### Task to carry out
Begin at the first line of the data and copy each line through the one containing "import plotly.graph_objects as go", that line included, with no pictures.

### Material provided
* * * * * * * * *

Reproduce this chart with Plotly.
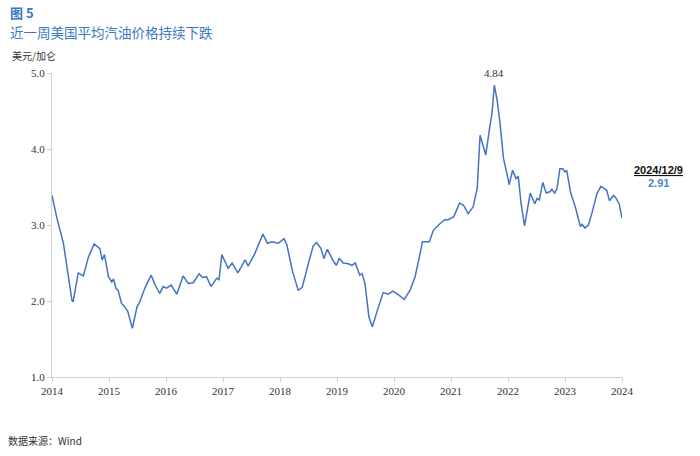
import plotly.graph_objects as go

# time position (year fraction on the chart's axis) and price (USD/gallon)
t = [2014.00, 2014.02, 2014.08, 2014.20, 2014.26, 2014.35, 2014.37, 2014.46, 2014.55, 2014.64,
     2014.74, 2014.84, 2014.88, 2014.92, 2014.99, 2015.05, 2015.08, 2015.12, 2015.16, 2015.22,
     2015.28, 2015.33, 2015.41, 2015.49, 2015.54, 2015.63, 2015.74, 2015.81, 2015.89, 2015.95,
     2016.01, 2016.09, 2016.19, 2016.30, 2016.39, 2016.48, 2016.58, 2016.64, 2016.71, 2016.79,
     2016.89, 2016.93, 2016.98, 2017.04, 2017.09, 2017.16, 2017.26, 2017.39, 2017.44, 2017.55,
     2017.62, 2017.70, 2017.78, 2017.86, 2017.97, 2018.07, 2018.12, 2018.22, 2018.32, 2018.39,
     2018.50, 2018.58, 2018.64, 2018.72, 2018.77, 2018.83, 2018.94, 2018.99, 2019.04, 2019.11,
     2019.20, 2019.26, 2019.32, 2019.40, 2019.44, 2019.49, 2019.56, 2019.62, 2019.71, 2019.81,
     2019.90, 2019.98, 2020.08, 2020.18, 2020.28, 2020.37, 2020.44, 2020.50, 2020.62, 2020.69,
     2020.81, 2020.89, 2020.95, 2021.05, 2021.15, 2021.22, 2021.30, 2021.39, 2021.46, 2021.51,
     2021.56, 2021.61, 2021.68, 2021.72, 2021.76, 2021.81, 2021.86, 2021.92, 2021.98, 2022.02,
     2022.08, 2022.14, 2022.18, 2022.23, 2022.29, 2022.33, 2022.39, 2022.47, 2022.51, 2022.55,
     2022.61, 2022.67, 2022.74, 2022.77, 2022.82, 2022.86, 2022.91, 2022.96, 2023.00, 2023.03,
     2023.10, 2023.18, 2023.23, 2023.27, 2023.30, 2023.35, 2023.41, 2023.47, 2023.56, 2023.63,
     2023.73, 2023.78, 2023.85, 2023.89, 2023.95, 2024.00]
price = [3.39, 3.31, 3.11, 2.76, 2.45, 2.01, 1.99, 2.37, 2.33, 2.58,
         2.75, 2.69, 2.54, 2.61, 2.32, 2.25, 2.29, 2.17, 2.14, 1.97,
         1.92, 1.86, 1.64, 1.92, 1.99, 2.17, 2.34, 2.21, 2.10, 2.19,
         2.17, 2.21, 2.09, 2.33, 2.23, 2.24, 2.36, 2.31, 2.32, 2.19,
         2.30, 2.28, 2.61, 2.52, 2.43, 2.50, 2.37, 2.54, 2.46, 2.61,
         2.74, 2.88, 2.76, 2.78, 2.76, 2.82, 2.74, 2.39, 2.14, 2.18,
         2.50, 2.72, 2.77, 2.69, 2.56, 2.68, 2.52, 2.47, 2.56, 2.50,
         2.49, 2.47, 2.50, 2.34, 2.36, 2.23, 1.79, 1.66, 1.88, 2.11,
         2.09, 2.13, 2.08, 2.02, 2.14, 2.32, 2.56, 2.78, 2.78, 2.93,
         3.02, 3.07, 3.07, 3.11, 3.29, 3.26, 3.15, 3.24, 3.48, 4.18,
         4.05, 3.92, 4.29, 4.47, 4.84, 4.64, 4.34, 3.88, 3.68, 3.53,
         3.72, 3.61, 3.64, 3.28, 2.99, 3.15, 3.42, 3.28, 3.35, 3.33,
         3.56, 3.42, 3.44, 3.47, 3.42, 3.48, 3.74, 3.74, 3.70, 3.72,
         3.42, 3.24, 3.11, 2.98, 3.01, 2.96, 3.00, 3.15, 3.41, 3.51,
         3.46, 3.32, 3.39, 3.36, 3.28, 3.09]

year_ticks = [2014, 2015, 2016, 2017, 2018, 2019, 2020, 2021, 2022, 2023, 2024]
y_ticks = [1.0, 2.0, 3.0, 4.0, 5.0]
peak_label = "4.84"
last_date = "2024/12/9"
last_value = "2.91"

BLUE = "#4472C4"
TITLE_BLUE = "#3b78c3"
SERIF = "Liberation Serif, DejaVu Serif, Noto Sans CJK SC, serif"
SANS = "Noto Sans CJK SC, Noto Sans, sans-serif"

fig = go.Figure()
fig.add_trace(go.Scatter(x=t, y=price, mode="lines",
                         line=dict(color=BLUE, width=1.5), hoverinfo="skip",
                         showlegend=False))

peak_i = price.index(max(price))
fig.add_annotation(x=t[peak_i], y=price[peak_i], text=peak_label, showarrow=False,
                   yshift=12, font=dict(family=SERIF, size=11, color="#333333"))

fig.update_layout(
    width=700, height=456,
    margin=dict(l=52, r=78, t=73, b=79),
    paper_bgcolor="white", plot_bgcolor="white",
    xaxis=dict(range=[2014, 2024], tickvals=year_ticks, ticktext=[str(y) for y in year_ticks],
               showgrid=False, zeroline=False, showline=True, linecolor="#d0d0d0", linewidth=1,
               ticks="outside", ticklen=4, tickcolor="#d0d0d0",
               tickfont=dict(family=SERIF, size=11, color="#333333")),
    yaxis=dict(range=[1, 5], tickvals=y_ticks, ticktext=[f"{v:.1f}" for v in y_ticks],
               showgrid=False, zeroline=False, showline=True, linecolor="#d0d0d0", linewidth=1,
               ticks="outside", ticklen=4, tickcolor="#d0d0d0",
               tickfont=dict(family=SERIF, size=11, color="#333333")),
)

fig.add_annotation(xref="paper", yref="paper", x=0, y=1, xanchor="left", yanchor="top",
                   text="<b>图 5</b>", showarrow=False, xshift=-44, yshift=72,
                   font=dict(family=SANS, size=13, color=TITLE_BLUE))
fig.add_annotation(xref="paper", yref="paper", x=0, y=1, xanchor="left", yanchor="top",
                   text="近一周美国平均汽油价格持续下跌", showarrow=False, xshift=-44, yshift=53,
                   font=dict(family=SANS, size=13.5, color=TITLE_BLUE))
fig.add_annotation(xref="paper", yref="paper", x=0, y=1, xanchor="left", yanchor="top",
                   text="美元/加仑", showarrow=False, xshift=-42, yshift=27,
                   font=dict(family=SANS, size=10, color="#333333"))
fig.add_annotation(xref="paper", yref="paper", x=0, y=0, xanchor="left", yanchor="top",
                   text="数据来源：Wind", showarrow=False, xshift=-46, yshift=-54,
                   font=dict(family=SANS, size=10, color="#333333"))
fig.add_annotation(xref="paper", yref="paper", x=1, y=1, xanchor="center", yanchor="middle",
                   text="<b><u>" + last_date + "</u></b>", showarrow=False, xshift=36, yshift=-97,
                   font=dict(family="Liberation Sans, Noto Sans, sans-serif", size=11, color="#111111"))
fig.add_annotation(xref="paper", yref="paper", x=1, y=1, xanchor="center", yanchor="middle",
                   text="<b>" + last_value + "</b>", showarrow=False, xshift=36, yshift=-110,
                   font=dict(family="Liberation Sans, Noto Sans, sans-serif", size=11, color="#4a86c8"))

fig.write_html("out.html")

* * * * * * * * *

### Answer to the exercise
Reproduce this chart with Plotly.
import plotly.graph_objects as go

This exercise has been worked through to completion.